● SUPPLIED DATA
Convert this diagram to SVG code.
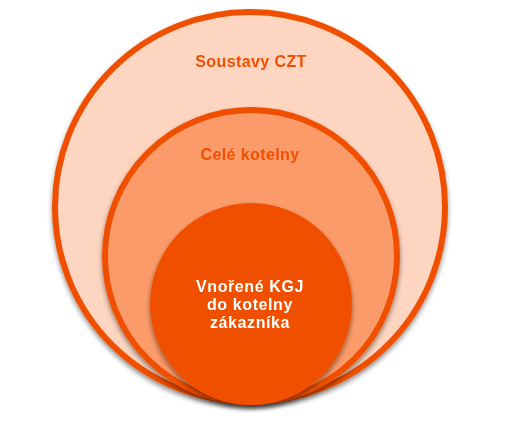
<svg xmlns="http://www.w3.org/2000/svg" width="516" height="426" viewBox="0 0 516 426">
<defs>
<filter id="sh" x="-20%" y="-20%" width="140%" height="140%">
<feGaussianBlur in="SourceAlpha" stdDeviation="2.5"/>
<feOffset dy="3" result="b"/>
<feComponentTransfer in="b" result="c"><feFuncA type="linear" slope="0.45"/></feComponentTransfer>
<feMerge><feMergeNode in="c"/><feMergeNode in="SourceGraphic"/></feMerge>
</filter>
<style>
.lbl{font-family:"Liberation Sans",Arial,sans-serif;font-weight:bold;font-size:16px;letter-spacing:0.4px;text-anchor:middle;fill:#F05000}
.w{fill:#FFFFFF;font-size:16px;letter-spacing:0.6px}
</style>
</defs>
<rect width="516" height="426" fill="#FFFFFF"/>
<g id="outer" filter="url(#sh)">
<circle cx="250" cy="207" r="195" fill="#FDD5C0" stroke="#F05000" stroke-width="6"/>
<text class="lbl" x="251" y="67">Soustavy CZT</text>
</g>
<g id="middle" filter="url(#sh)">
<circle cx="251" cy="256" r="146" fill="#FB9B6B" stroke="#F05000" stroke-width="6"/>
<text class="lbl" x="250" y="160">Celé kotelny</text>
</g>
<g id="inner" filter="url(#sh)">
<circle cx="251" cy="304" r="101" fill="#F05000"/>
<text class="lbl w" x="250" y="292">Vnořené KGJ</text>
<text class="lbl w" x="250" y="310">do kotelny</text>
<text class="lbl w" x="250" y="328">zákazníka</text>
</g>
</svg>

● EXERCISE
Every line is to be duplicated exactly, though pictures stay out.

● TASK RESULT
Convert this diagram to SVG code.
<svg xmlns="http://www.w3.org/2000/svg" width="516" height="426" viewBox="0 0 516 426">
<defs>
<filter id="sh" x="-20%" y="-20%" width="140%" height="140%">
<feGaussianBlur in="SourceAlpha" stdDeviation="2.5"/>
<feOffset dy="3" result="b"/>
<feComponentTransfer in="b" result="c"><feFuncA type="linear" slope="0.45"/></feComponentTransfer>
<feMerge><feMergeNode in="c"/><feMergeNode in="SourceGraphic"/></feMerge>
</filter>
<style>
.lbl{font-family:"Liberation Sans",Arial,sans-serif;font-weight:bold;font-size:16px;letter-spacing:0.4px;text-anchor:middle;fill:#F05000}
.w{fill:#FFFFFF;font-size:16px;letter-spacing:0.6px}
</style>
</defs>
<rect width="516" height="426" fill="#FFFFFF"/>
<g id="outer" filter="url(#sh)">
<circle cx="250" cy="207" r="195" fill="#FDD5C0" stroke="#F05000" stroke-width="6"/>
<text class="lbl" x="251" y="67">Soustavy CZT</text>
</g>
<g id="middle" filter="url(#sh)">
<circle cx="251" cy="256" r="146" fill="#FB9B6B" stroke="#F05000" stroke-width="6"/>
<text class="lbl" x="250" y="160">Celé kotelny</text>
</g>
<g id="inner" filter="url(#sh)">
<circle cx="251" cy="304" r="101" fill="#F05000"/>
<text class="lbl w" x="250" y="292">Vnořené KGJ</text>
<text class="lbl w" x="250" y="310">do kotelny</text>
<text class="lbl w" x="250" y="328">zákazníka</text>
</g>
</svg>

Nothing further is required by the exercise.